At our Climate Smart Food Summit last month, we spoke to several key players in regenerative agriculture about the importance of the skills of farmers, and how these skillsets will grow and develop in a changing world.
Farmers are already skilled workers, and have been so for thousands of years. However, introducing farmers to new practices through regenerative agriculture programmes presents new challenges for them, forcing them to adapt to new kinds of farming.
Farmers “bear a lot of risk in regenerative ag,” said Eric Heismeyer, VP and Chief Customer Officer for food solutions at Bunge, “so as we go through regenerative ag practices across the globe in different regions, our farmers are being asked to do more different types of practices. So truly understanding the risks is one of the challenges we put into play every single day at Bunge, understanding our customers and helping them solve problems.
“Farmers are some of the most sustainable people you're ever going to meet in the world. Farming has been going on for a very long time. They always want to be sustainable, so as the market brings more practices to them, their operations will pass along to their family and the world will continue to get food from them.”
Heismeyer stressed that the skills needed by farmers are changing and will continue to change. “Farmers have always been skilled. I think that the difference is they're going to have different skills.
“So I think digital will have a big impact on this; so digital skills will be different then they were the last 10 or 15 or 20 years in farming. Farmers are super talented people, but the skills they’re going to have to learn in the next 5, 10, 15 years will be different.”
Marie Ellul-Karamanian, Program Lead for Mondelēz International’s Harmony Program, its own sustainable agriculture program, agreed. “I think it's a profession that is very skilled, that will become more and more skilled in the future,” she said. “I mean without farmers there's nothing that can be done. They are the centre of everything. So we need to protect and support them along the way in order to get there because it's our end objective.
“I think training is critical because I believe regenerative agriculture is a complex topic, it has many different dimensions. We need to train them, to bring knowledge, but also to bring trust and to bring a willingness to move towards the same objective.”
She also saw the importance of digital tools to farming. “Today, we are still doing a lot manually, it’s still taking a lot of time for farmers to report on everything they do in order to try trace their wheat, in order to trace all the wheat practices that they deploy. Here I believe Mondelēz and food companies in general have a role to play to support farmers in bringing the right tools: in bringing tools that are personalised, adapted to them, in order to help them monitor their environmental impact, but also to help them inform their decision-making on the farm.”

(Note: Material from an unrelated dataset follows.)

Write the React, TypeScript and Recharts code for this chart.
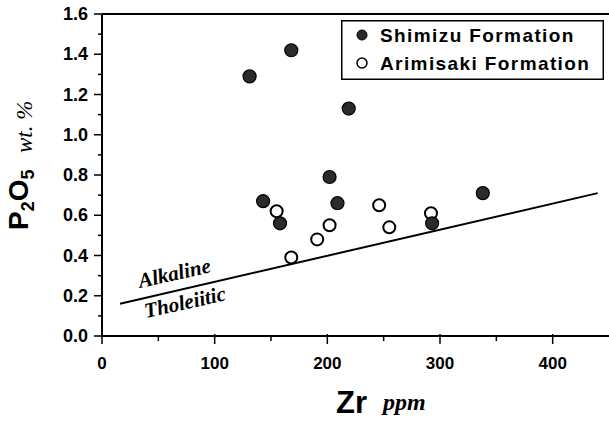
import React from 'react';
import {
  ScatterChart,
  Scatter,
  XAxis,
  YAxis,
  ReferenceLine,
  Legend,
  Customized,
} from 'recharts';

const shimizuZr = [131, 168, 219, 202, 143, 158, 209, 293, 338];
const shimizuP2O5 = [1.29, 1.42, 1.13, 0.79, 0.67, 0.56, 0.66, 0.56, 0.71];

const arimisakiZr = [155, 168, 191, 202, 246, 255, 292];
const arimisakiP2O5 = [0.62, 0.39, 0.48, 0.55, 0.65, 0.54, 0.61];

const boundaryZr = [16, 440];
const boundaryP2O5 = [0.16, 0.71];

const xTicks = [0, 50, 100, 150, 200, 250, 300, 350, 400];
const yTicks = [0, 0.1, 0.2, 0.3, 0.4, 0.5, 0.6, 0.7, 0.8, 0.9, 1.0, 1.1, 1.2, 1.3, 1.4, 1.5, 1.6];

const seriesNames = ['Shimizu Formation', 'Arimisaki Formation'];

const shimizuData = shimizuZr.map((x, i) => ({ x, y: shimizuP2O5[i] }));
const arimisakiData = arimisakiZr.map((x, i) => ({ x, y: arimisakiP2O5[i] }));

const SANS = '"Liberation Sans", Arial, sans-serif';
const SERIF = '"Liberation Serif", "Times New Roman", serif';

const FilledDot = (props: any) => (
  <circle cx={props.cx} cy={props.cy} r={6.5} fill="#2b2b2b" stroke="#000" strokeWidth={1.2} />
);
const OpenDot = (props: any) => (
  <circle cx={props.cx} cy={props.cy} r={6} fill="#fff" stroke="#000" strokeWidth={2} />
);

const XTick = (props: any) => {
  const { x, y, payload } = props;
  const v = payload.value;
  const major = v % 100 === 0;
  return (
    <g>
      <line x1={x} x2={x} y1={major ? y - 2 : y} y2={major ? y + 8 : y + 5} stroke="#000" strokeWidth={1.5} />
      {major && (
        <text x={x} y={y + 33} textAnchor="middle" fontFamily={SANS} fontWeight="bold" fontSize={17} fill="#000">
          {v}
        </text>
      )}
    </g>
  );
};

const YTick = (props: any) => {
  const { x, y, payload } = props;
  const v = payload.value;
  const major = Math.round(v * 10) % 2 === 0;
  return (
    <g>
      <line x1={major ? x - 8 : x - 4} x2={x} y1={y} y2={y} stroke="#000" strokeWidth={1.5} />
      {major && (
        <text x={x - 14} y={y + 6} textAnchor="end" fontFamily={SANS} fontWeight="bold" fontSize={18} fill="#000">
          {v.toFixed(1)}
        </text>
      )}
    </g>
  );
};

const LegendBox = () => (
  <svg width={263} height={60}>
    <rect x={0.75} y={0.75} width={261.5} height={58.5} fill="#fff" stroke="#000" strokeWidth={1.5} />
    <circle cx={21} cy={15} r={5} fill="#2b2b2b" stroke="#000" strokeWidth={1} />
    <text x={39} y={22} fontFamily={SANS} fontWeight="bold" fontSize={19} letterSpacing={1.4} fill="#000">
      {seriesNames[0]}
    </text>
    <circle cx={21} cy={43} r={5} fill="#fff" stroke="#000" strokeWidth={1.5} />
    <text x={39} y={50} fontFamily={SANS} fontWeight="bold" fontSize={19} letterSpacing={1.4} fill="#000">
      {seriesNames[1]}
    </text>
  </svg>
);

const Annotations = () => (
  <g>
    <g transform="translate(28,230) rotate(-90)">
      <text x={0} y={0} fontFamily={SANS} fontWeight="bold" fill="#000">
        <tspan fontSize={28}>P</tspan>
        <tspan fontSize={18} dy={6}>2</tspan>
        <tspan fontSize={28} dy={-6}>O</tspan>
        <tspan fontSize={18} dy={6}>5</tspan>
      </text>
      <text x={77} y={4} fontFamily={SERIF} fontStyle="italic" fontSize={23} fill="#000">
        wt. %
      </text>
    </g>
    <text x={336} y={413} fontFamily={SANS} fontWeight="bold" fontSize={31} fill="#000">
      Zr
    </text>
    <text x={383} y={410} fontFamily={SERIF} fontStyle="italic" fontWeight="bold" fontSize={24} fill="#000">
      ppm
    </text>
    <text
      x={140}
      y={288}
      transform="rotate(-12.5 140 288)"
      fontFamily={SERIF}
      fontStyle="italic"
      fontWeight="bold"
      fontSize={21}
      fill="#000"
    >
      Alkaline
    </text>
    <text
      x={146}
      y={318}
      transform="rotate(-12.5 146 318)"
      fontFamily={SERIF}
      fontStyle="italic"
      fontWeight="bold"
      fontSize={21}
      fill="#000"
    >
      Tholeiitic
    </text>
  </g>
);

export default function App() {
  return (
    <div style={{ position: 'absolute', left: 0, top: 0, width: 609, height: 421, background: '#fff' }}>
      <ScatterChart width={609} height={421} margin={{ top: 14, right: 0, bottom: 0, left: 0 }}>
        <XAxis
          type="number"
          dataKey="x"
          domain={[0, 450]}
          ticks={xTicks}
          interval={0}
          tickSize={0}
          tickMargin={0}
          tickLine={false}
          tick={<XTick />}
          height={85}
          axisLine={{ stroke: '#000', strokeWidth: 2 }}
          allowDataOverflow
        />
        <YAxis
          type="number"
          dataKey="y"
          domain={[0, 1.6]}
          ticks={yTicks}
          interval={0}
          tickSize={0}
          tickMargin={0}
          tickLine={false}
          tick={<YTick />}
          width={102}
          axisLine={{ stroke: '#000', strokeWidth: 2 }}
          allowDataOverflow
        />
        <ReferenceLine y={1.6} stroke="#000" strokeWidth={2} />
        <ReferenceLine
          segment={[
            { x: boundaryZr[0], y: boundaryP2O5[0] },
            { x: boundaryZr[1], y: boundaryP2O5[1] },
          ]}
          stroke="#000"
          strokeWidth={2}
          ifOverflow="visible"
        />
        <Scatter name={seriesNames[1]} data={arimisakiData} shape={OpenDot} isAnimationActive={false} />
        <Scatter name={seriesNames[0]} data={shimizuData} shape={FilledDot} isAnimationActive={false} />
        <Legend
          layout="vertical"
          align="center"
          verticalAlign="middle"
          content={() => <LegendBox />}
          wrapperStyle={{ left: 341, top: 20, width: 263, height: 60 }}
        />
        <Customized component={Annotations} />
      </ScatterChart>
    </div>
  );
}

Remembering farmer perspectives
According to Theodora Ewer, Program Manager for regenerative agriculture scaling programme Regen10 at the Food and Land Coalition (FOLU), the farmer experience is overlooked. Regen10 aims to put the farmer experience in a more prominent position.

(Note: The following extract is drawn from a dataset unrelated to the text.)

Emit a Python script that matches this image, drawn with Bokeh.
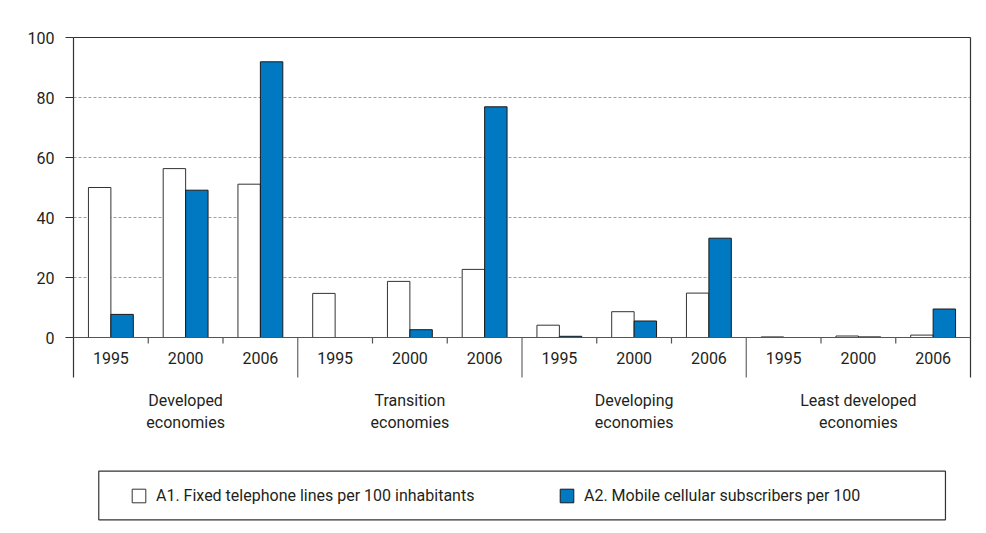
import numpy as np
from bokeh.plotting import figure
from bokeh.models import (ColumnDataSource, Range1d, FixedTicker, LinearAxis, Span,
                          Legend, LegendItem, BoxAnnotation)
from bokeh.core.properties import value
from bokeh.embed import file_html
from bokeh.resources import INLINE

# ---------------- data ----------------
groups = ["Developed\neconomies", "Transition\neconomies",
          "Developing\neconomies", "Least developed\neconomies"]
years = ["1995", "2000", "2006"]
fixed_lines = [50.0, 56.3, 51.1, 14.7, 18.7, 22.7, 4.1, 8.6, 14.8, 0.2, 0.5, 0.8]
mobile_subs = [7.7, 49.1, 91.9, 0.0, 2.6, 76.9, 0.4, 5.5, 33.1, 0.0, 0.2, 9.5]
y_ticks = [0, 20, 40, 60, 80, 100]
series_names = ["A1. Fixed telephone lines per 100 inhabitants",
                "A2. Mobile cellular subscribers per 100"]

FONT = value("Roboto")
TXT = "#231f20"
AX = "#333333"
BLUE = "#0079c2"
FRAME_BLUE = "#dbe5f1"

n_groups = len(groups)
n_years = len(years)
n = n_groups * n_years
centers = np.arange(n) + 0.5
bar_w = 0.3

src = ColumnDataSource(dict(
    xf=centers - bar_w / 2, xm=centers + bar_w / 2,
    fixed=fixed_lines, mobile=mobile_subs,
))

p = figure(width=986, height=533, output_backend="svg", toolbar_location=None,
           x_range=Range1d(0, n), y_range=Range1d(-65.333, 100),
           x_axis_location="above", y_axis_location="left",
           min_border_left=73, min_border_right=16, min_border_top=37, min_border_bottom=0)
p.outline_line_color = None
p.background_fill_color = "white"
p.border_fill_color = "white"

# light-blue page strips (left and top), in canvas pixels
p.add_layout(BoxAnnotation(left=0, right=8, top=0, bottom=533,
                           left_units="canvas", right_units="canvas",
                           top_units="canvas", bottom_units="canvas",
                           fill_color=FRAME_BLUE, fill_alpha=1, line_color=None))
p.add_layout(BoxAnnotation(left=0, right=986, top=0, bottom=5,
                           left_units="canvas", right_units="canvas",
                           top_units="canvas", bottom_units="canvas",
                           fill_color=FRAME_BLUE, fill_alpha=1, line_color=None))

# top border (axis line only)
xa = p.xaxis[0]
xa.ticker = FixedTicker(ticks=[])
xa.major_label_text_font_size = "0px"
xa.major_tick_out = 0
xa.major_label_standoff = 0
xa.axis_line_color = AX
xa.axis_line_width = 1.2

# left axis
ya = p.yaxis[0]
ya.ticker = FixedTicker(ticks=y_ticks)
ya.bounds = (-13.333, 100)
ya.major_tick_out = 8
ya.major_tick_in = 0
ya.minor_tick_line_color = None
ya.major_tick_line_color = AX
ya.axis_line_color = AX
ya.axis_line_width = 1.2
ya.major_label_standoff = 11
ya.major_label_text_font = "Roboto"
ya.major_label_text_font_size = "16px"
ya.major_label_text_color = TXT

# right border
ra = LinearAxis(ticker=FixedTicker(ticks=[]), bounds=(-13.333, 100),
                major_label_text_font_size="0px", major_tick_out=0,
                major_label_standoff=0, axis_line_color=AX, axis_line_width=1.2)
p.add_layout(ra, "right")

# grid
p.xgrid.visible = False
p.ygrid.ticker = FixedTicker(ticks=[t for t in y_ticks if 0 < t < 100])
p.ygrid.grid_line_color = "#a0a0a0"
p.ygrid.grid_line_dash = "3 2"
p.ygrid.grid_line_width = 1

# bars
r1 = p.vbar(x="xf", top="fixed", width=bar_w, bottom=0, source=src,
            fill_color="white", line_color=AX, line_width=1)
r2 = p.vbar(x="xm", top="mobile", width=bar_w, bottom=0, source=src,
            fill_color=BLUE, line_color="#1a1a1a", line_width=1)

# zero line
p.add_layout(Span(location=0, dimension="width", line_color="#555555", line_width=1.2))

# x-axis ticks between years and group separators
minor_b = [i for i in range(1, n) if i % n_years != 0]
major_b = [i for i in range(1, n) if i % n_years == 0]
p.segment(x0=minor_b, x1=minor_b, y0=[0] * len(minor_b), y1=[-2] * len(minor_b),
          line_color="#555555", line_width=1.2)
p.segment(x0=major_b, x1=major_b, y0=[0] * len(major_b), y1=[-13.333] * len(major_b),
          line_color="#666666", line_width=1.2)

# year labels
p.text(x=list(centers), y=[-6.8] * n, text=years * n_groups,
       text_font=FONT, text_font_size="16px", text_color=TXT,
       text_align="center", text_baseline="alphabetic")

# group labels (two lines)
g_centers = [n_years * g + n_years / 2 for g in range(n_groups)]
line1 = [g.split("\n")[0] for g in groups]
line2 = [g.split("\n")[1] for g in groups]
p.text(x=g_centers, y=[-21.0] * n_groups, text=line1,
       text_font=FONT, text_font_size="16px", text_color=TXT,
       text_align="center", text_baseline="alphabetic")
p.text(x=g_centers, y=[-28.2] * n_groups, text=line2,
       text_font=FONT, text_font_size="16px", text_color=TXT,
       text_align="center", text_baseline="alphabetic")

# legend box
p.quad(left=[0.338], right=[11.665], top=[-44.57], bottom=[-60.77],
       fill_color="white", line_color=AX, line_width=1.2)

legend = Legend(items=[LegendItem(label=series_names[0], renderers=[r1]),
                       LegendItem(label=series_names[1], renderers=[r2])],
                orientation="horizontal", location=(57, 28),
                padding=0, margin=0, spacing=62,
                glyph_width=17, glyph_height=17, label_standoff=9,
                label_width=340, label_height=17,
                border_line_color=None, background_fill_alpha=0,
                label_text_font="Roboto", label_text_font_size="16px",
                label_text_color=TXT)
p.add_layout(legend)

open("out.html", "w").write(file_html(p, INLINE))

“What what we've seen and heard a lot from the farmer perspective is that there have been a lot of conversations around what regenerative agriculture is that isn't integrating their experiences,” she said, “and that leads to sort of mistrust within the system.
“Then the reporting elements come out and they're reports that are developed for corporates by corporates, which then again leads to these unbalanced power dynamics. So really, building in the farmer experience and the farmer perspective, which can allow us to build out how we can achieve more regenerative practices, and these regenerative outcomes is really key.”
Science and farming
Ewer also believes that it is important not to separate farmers and scientists too stringently, as farmer knowledge is deeply important to the success of regenerative agriculture.
“I think science and farming have often been seen as separate things, but we should see the farmers as the scientists in this sense. A lot of them have so much experience and connection to the land and understand the dynamics, and understand what practices will lead to more regenerative outcomes.
“We just really need to make sure more respect is given to the knowledge and expertise that comes from farming, instead of sort of imposing top-down requirements for what others might see as regenerative.”
Dr. Vincent Walsh, Founder and Head of Innovation at RegenFarmCo, which focuses on scaling up regenerative agriculture initiatives, is both a farmer and a scientist. Both roles enable him to understand the land.
“I'm a farmer,” he said, “I have 130 sheep, I've got 37 hectares of land and we integrate them with apples, pears, quinces, honeyberries, elderberries. And all we try to do is stack as much complexity in the system because we know that that's where the feedback is, that's where we get the rich soils from.”
It is in his role both as a farmer and a scientist, Walsh believes that complexity is vital for regenerative agriculture, that mimicking the complexity of nature is the best way to help the land.